Segundo Souza, apesar da limitação da distância, o novo sistema permitirá desenhar estudos que hoje não podem ser feitos.
“Em vários casos essa tecnologia será muito útil. Por exemplo, quando o estudo é feito em hábitats lineares, situação recorrente na Mata Atlântica, em estudos que têm foco na conexão entre fragmentos florestais. Esses fragmentos são ligados por corredores de florestas. Se queremos entender como os animais usam esses corredores, por exemplo, podemos posicionar os receptores ali”, afirma.
Outros exemplos incluem avaliações de como os animais utilizam passagens projetadas para a fauna em estradas, estudos voltados para a observação de ninhos de aves, de peixes em igarapés ou monitoramento de animais que vivem em tocas.
“É possível monitorar animais como morcegos, por exemplo, posicionando um receptor na entrada de suas cavernas”, diz Marco.
Também seria factível cobrir uma área com receptores para estudar animais que têm uma área de vida muito restrita. “Isso pode ser muito útil para monitoramento pós-soltura, por exemplo, pois o pesquisador sabe com razoável precisão qual é a área onde o animal está circulando”, indica Souza.
Baixo custo e mercado amplo
Na avaliação dos pesquisadores da empresa, a tecnologia RFID permitirá a abertura de um mercado que a tecnologia de radiotelemetria convencional não permite.
“Como a bateria acaba em determinado momento, não há como fazer um monitoramento permanente de uma área. A nova metodologia permite essa possibilidade e, para ampliá-la, nossa proposta é reduzir o tamanho dos receptores também, com funcionamento por energia solar”, explica Marco.
Segundo ele, o novo recurso deverá também reduzir o orçamento das pesquisas, em comparação às que são feitas com sistemas de radiotelemetria. Ele afirma que os radiotransmissores para animais grandes ou médios, assim como as baterias e os dispositivos de fixação no animal, não são fabricados no Brasil. Por isso, quando o dólar está em alta, o custo do equipamento ultrapassa R$ 800.

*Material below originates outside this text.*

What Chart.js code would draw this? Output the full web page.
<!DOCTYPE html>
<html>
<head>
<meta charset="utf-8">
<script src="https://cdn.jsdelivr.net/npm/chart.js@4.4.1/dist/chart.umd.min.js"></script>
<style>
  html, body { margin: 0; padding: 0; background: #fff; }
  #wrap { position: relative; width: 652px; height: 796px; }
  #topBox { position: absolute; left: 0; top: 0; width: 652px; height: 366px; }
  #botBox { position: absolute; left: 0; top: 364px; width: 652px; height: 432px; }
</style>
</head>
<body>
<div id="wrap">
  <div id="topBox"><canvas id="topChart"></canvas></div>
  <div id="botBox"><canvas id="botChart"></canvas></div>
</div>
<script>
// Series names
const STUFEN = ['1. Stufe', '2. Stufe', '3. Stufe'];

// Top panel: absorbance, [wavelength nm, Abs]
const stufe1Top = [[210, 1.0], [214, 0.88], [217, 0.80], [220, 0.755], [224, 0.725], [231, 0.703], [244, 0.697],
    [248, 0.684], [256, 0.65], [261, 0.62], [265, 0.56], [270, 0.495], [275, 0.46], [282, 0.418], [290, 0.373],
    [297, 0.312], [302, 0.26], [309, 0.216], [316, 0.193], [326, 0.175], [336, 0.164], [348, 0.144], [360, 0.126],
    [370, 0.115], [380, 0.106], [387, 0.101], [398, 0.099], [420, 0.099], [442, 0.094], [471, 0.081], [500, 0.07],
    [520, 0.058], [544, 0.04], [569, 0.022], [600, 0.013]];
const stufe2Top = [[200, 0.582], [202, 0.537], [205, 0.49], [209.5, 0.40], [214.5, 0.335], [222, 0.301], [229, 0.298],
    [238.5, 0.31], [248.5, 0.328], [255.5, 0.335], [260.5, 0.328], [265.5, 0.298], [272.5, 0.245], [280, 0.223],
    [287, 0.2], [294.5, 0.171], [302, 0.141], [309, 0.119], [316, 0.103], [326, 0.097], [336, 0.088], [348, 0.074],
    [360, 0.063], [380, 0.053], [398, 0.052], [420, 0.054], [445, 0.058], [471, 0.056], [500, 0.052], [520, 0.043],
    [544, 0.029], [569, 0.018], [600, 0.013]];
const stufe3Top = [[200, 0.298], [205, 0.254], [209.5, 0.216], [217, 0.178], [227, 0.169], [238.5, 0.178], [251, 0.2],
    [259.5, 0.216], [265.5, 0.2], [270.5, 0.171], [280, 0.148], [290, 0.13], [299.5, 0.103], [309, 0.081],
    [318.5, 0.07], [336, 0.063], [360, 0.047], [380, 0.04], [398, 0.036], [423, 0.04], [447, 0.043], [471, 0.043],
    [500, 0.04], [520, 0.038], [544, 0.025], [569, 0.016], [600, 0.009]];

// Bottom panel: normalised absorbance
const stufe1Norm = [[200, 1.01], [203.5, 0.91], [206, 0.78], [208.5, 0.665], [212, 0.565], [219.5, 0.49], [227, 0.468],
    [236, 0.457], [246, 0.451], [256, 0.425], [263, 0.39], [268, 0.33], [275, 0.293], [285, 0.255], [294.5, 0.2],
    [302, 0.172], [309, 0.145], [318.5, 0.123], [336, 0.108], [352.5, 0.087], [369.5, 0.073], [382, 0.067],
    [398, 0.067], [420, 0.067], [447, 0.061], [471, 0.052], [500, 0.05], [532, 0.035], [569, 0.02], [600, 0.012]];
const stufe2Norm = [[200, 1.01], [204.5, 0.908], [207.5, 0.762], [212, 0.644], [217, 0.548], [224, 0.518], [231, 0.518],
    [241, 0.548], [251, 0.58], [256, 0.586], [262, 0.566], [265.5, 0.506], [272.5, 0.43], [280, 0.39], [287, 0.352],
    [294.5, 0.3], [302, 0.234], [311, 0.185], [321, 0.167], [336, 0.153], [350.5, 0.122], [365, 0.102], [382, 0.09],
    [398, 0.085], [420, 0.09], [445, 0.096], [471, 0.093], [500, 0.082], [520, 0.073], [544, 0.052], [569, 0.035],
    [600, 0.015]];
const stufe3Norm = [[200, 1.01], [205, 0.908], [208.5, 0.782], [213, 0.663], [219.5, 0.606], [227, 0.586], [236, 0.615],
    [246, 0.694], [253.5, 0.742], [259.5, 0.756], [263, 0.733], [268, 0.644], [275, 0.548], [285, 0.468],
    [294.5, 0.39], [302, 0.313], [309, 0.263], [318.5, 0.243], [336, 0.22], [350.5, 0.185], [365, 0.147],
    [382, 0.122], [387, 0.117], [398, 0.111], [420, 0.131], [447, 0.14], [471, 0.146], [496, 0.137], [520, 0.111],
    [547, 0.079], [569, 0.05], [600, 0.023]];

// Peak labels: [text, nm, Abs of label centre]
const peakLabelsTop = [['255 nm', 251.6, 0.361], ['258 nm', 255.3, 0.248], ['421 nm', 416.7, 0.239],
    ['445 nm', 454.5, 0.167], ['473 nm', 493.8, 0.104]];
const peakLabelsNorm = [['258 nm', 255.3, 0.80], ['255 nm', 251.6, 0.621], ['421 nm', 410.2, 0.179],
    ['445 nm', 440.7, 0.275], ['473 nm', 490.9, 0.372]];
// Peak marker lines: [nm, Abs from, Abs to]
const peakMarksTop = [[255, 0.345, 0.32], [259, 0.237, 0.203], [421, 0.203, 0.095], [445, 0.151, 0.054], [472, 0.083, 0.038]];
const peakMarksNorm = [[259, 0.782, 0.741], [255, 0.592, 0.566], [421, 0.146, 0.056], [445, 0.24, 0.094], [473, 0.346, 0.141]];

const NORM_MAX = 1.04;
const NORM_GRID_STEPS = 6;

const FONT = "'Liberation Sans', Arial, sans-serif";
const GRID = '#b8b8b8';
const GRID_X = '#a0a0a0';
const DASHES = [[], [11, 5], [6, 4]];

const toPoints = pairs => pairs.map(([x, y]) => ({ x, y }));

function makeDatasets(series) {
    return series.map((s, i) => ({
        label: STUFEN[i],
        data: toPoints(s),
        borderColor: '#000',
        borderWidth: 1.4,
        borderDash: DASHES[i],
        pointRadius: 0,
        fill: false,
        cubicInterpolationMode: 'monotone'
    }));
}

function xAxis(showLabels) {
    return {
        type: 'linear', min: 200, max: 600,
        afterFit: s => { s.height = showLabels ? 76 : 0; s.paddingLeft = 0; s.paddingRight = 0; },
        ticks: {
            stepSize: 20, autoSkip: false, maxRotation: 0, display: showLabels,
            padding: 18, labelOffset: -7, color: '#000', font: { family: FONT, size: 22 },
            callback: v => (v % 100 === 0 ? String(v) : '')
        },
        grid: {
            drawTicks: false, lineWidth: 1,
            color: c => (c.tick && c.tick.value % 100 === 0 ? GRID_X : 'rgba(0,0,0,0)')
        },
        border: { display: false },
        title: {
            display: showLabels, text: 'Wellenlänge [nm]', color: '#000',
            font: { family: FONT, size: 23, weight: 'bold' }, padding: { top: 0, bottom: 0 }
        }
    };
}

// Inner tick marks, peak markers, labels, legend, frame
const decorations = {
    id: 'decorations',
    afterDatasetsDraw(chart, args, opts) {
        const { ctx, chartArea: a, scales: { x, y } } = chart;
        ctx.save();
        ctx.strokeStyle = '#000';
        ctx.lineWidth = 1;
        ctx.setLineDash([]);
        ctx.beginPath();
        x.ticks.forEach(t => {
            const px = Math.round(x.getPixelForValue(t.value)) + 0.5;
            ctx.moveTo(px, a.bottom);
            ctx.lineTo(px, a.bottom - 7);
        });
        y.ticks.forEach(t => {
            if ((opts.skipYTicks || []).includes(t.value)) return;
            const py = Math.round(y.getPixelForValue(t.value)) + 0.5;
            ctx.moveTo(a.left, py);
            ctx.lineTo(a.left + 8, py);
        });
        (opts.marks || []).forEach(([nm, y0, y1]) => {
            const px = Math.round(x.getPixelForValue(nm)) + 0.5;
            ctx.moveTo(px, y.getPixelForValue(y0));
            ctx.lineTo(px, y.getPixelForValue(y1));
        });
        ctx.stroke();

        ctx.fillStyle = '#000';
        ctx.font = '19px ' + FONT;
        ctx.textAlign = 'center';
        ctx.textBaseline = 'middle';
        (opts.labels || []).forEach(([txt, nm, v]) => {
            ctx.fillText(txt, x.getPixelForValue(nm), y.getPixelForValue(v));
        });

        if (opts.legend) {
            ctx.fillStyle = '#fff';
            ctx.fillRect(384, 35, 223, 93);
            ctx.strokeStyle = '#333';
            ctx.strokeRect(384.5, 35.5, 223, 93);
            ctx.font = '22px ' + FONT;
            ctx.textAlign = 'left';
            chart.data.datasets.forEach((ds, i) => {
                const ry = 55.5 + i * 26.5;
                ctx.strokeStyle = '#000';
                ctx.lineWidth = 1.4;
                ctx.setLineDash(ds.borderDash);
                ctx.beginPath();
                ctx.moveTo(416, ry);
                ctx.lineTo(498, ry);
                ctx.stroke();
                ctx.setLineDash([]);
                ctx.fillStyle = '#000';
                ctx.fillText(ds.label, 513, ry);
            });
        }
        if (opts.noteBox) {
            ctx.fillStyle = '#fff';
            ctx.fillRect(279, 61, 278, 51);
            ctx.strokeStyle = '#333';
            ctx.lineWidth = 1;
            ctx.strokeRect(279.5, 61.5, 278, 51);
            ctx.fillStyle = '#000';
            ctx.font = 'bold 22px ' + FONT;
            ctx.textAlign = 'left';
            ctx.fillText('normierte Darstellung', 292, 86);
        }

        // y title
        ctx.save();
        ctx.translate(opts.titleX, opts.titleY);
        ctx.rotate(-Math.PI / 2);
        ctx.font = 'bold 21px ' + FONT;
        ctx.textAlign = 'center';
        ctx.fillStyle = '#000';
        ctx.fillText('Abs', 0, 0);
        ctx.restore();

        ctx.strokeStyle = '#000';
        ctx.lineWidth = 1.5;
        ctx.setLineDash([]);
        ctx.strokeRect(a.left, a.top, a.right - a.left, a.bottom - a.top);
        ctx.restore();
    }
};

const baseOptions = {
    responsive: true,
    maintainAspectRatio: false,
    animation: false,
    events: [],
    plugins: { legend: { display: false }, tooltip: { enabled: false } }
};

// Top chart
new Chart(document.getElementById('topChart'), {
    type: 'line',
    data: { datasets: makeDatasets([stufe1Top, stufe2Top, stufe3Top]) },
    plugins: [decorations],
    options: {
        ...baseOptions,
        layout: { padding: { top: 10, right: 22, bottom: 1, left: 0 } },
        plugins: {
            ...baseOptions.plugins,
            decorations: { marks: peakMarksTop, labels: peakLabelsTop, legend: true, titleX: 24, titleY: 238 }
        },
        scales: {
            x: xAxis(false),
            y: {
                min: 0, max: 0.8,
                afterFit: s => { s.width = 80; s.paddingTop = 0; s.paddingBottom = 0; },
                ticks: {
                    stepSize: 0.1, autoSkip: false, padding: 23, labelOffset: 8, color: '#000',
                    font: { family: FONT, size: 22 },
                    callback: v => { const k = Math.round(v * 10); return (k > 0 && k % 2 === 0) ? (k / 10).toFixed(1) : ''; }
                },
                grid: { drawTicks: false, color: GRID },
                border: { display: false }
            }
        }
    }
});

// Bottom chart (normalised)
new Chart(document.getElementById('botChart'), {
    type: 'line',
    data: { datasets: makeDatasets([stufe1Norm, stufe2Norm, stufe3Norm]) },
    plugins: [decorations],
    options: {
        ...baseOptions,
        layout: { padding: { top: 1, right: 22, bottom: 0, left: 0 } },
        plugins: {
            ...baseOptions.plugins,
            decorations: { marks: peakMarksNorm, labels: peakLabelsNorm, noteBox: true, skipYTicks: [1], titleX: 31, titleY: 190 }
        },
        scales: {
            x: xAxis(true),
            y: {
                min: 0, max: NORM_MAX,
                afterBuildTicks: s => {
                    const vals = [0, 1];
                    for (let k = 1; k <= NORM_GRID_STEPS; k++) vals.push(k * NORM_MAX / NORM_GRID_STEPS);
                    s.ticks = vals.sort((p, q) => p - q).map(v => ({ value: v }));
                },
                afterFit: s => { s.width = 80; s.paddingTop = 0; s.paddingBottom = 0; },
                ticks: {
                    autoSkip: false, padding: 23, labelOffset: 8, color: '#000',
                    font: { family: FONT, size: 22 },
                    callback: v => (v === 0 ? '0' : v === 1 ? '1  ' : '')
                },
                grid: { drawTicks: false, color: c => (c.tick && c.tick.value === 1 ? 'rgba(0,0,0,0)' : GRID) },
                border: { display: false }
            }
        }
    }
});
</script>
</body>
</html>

“Com o novo sistema, o pesquisador pagará de R$ 0,10 a R$ 0,20 por etiqueta. Isso fará o custo da pesquisa despencar, especialmente se conseguirmos reduzir o custo do leitor. Como o custo dos transmissores é muito baixo, será possível aumentar consideravelmente também o número de animais monitorados”, estima Marco.
Apesar da inovação na aplicação da tecnologia, pela legislação brasileira o novo produto não é patenteável. Porém, a ferramenta poderá ser protegida como modelo de utilidade. “Há dois tipos de patente: uma delas é o modelo de invenção. Quem inventou o RFID, por exemplo, teve o direito de patentear o produto com esse estatuto. Mas há também o modelo de utilidade, que é aplicável ao nosso caso, já que o sistema será inédito, com um leitor protegido contra água, pequeno, barato e movido a energia solar”, explica Marco.
Colar de radiotelemetria
Fundada em 2004, a Trapa fabrica e vende equipamentos eletrônicos voltados para a preservação da fauna. Segundo Marco, a empresa atualmente tem dois produtos: armadilhas fotográficas e colares com radiotransmissores para monitoramento de animais.

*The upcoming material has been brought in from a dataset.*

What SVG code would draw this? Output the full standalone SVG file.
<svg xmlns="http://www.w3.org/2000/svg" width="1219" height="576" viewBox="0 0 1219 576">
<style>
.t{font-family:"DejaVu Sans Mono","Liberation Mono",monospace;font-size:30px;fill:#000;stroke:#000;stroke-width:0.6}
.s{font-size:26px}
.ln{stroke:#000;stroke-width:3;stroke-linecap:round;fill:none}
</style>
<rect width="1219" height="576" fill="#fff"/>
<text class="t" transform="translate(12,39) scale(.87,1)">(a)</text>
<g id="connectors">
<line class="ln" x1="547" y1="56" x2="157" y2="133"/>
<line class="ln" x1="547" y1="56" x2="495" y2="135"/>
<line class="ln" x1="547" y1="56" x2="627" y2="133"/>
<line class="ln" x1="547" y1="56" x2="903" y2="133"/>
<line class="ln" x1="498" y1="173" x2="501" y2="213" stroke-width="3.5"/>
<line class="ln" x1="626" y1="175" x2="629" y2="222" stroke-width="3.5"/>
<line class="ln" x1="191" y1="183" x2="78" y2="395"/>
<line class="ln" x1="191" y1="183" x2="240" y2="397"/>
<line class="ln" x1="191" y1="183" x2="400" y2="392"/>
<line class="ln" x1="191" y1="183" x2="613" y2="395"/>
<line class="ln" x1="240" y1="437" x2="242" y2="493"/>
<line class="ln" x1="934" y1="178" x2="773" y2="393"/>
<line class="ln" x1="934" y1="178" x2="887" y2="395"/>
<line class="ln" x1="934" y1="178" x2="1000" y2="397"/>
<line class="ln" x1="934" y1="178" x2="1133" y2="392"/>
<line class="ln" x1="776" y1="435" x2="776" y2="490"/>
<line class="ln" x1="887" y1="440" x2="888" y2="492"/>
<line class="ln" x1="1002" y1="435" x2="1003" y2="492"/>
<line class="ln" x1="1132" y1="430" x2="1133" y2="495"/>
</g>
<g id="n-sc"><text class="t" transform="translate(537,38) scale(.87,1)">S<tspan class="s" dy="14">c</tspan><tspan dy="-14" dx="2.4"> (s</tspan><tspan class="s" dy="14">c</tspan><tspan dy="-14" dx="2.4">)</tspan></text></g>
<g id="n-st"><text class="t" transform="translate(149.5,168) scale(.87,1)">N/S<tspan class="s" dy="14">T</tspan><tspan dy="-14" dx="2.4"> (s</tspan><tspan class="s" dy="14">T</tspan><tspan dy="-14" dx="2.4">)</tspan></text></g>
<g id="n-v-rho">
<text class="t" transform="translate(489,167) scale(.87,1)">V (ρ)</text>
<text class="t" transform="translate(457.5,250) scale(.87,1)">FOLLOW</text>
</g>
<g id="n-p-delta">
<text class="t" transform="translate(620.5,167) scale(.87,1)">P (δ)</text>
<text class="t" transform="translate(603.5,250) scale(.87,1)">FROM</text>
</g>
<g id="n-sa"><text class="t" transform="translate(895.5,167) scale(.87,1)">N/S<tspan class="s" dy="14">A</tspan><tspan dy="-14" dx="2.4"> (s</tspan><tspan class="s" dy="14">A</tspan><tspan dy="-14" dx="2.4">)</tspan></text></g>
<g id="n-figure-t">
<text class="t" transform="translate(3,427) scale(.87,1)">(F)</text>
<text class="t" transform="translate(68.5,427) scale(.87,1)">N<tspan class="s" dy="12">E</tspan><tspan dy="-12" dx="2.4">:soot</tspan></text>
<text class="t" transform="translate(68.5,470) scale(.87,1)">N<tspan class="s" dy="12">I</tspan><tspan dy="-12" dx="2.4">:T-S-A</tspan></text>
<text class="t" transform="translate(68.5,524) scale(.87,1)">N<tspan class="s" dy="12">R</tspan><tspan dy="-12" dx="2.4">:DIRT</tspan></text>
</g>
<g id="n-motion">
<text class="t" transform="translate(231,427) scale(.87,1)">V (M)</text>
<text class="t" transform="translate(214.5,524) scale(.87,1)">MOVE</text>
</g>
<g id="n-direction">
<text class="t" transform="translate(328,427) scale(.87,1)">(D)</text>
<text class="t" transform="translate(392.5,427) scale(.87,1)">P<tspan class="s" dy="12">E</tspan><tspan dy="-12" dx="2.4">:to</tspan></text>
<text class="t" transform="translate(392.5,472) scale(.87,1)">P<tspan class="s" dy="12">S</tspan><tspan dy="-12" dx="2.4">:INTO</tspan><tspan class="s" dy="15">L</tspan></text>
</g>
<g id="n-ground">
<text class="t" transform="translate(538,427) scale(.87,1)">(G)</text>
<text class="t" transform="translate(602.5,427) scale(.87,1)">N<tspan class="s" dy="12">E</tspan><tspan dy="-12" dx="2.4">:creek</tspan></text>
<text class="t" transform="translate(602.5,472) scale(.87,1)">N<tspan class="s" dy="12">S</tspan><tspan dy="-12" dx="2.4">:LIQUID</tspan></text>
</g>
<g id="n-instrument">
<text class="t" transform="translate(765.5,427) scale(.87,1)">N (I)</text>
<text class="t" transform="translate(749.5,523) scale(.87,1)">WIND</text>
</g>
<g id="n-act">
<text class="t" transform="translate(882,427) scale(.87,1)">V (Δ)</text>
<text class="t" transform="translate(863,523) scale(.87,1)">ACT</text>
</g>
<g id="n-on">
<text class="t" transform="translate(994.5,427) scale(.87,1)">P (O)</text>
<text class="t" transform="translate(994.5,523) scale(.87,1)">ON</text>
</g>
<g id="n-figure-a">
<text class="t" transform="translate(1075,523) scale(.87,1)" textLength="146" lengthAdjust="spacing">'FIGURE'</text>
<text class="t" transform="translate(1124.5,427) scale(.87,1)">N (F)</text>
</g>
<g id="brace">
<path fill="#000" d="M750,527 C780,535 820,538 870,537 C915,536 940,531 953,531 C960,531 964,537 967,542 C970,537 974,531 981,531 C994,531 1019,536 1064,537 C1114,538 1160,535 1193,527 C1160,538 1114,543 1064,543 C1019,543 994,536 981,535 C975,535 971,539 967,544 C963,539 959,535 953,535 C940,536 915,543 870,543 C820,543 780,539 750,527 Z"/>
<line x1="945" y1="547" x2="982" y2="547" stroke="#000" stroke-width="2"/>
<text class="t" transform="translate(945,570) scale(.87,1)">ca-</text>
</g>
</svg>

“Fabricamos armadilhas fotográficas desde 2004 e já temos mais de 3,5 mil sendo utilizadas pelo país. Também fazemos a manutenção delas”, afirma.
O colar para monitoramento de animais da Trapa possui uma inovação em seu radiotransmissor, que foi desenvolvida pela empresa entre 2006 e 2010, também com apoio do PIPE-FAPESP. Segundo Marco, os radiotransmissores convencionais emitem um único sinal sonoro e, para monitorar dois animais diferentes, é preciso atribuir uma frequência de rádio distinta para cada animal.
Quando o pesquisador sai a campo, precisa decidir qual animal quer localizar e sintonizar naquela estação. Mas um outro animal que esteja a seu lado, também com um colar de monitoramento, não será detectado, explica Marco.
“O apoio da FAPESP permitiu que desenvolvêssemos um sistema em que todos os radiotransmissores dos diferentes animais monitorados transmitem os sinais na mesma frequência, cada um com um código diferente. Com uma antena omnidirecional, o pesquisador tem condições de localizar todos eles e escolher qual seguir, o que facilita muito o trabalho de campo”, afirma.
Segundo Souza, por princípio, a Trapa fornece equipamentos exclusivamente para pesquisadores e organizações interessados na preservação da fauna, com objetivos científicos e de conservação ambiental. O mesmo acontecerá com a nova tecnologia que está sendo desenvolvida, apelidada pelo biólogo de “Sem-Parar Animal”.
“Fornecemos nossos equipamentos para pesquisadores de instituições de pesquisas, para ONGs, empresas de consultoria ambiental, mas nunca para caçadores, por exemplo”, pondera Souza.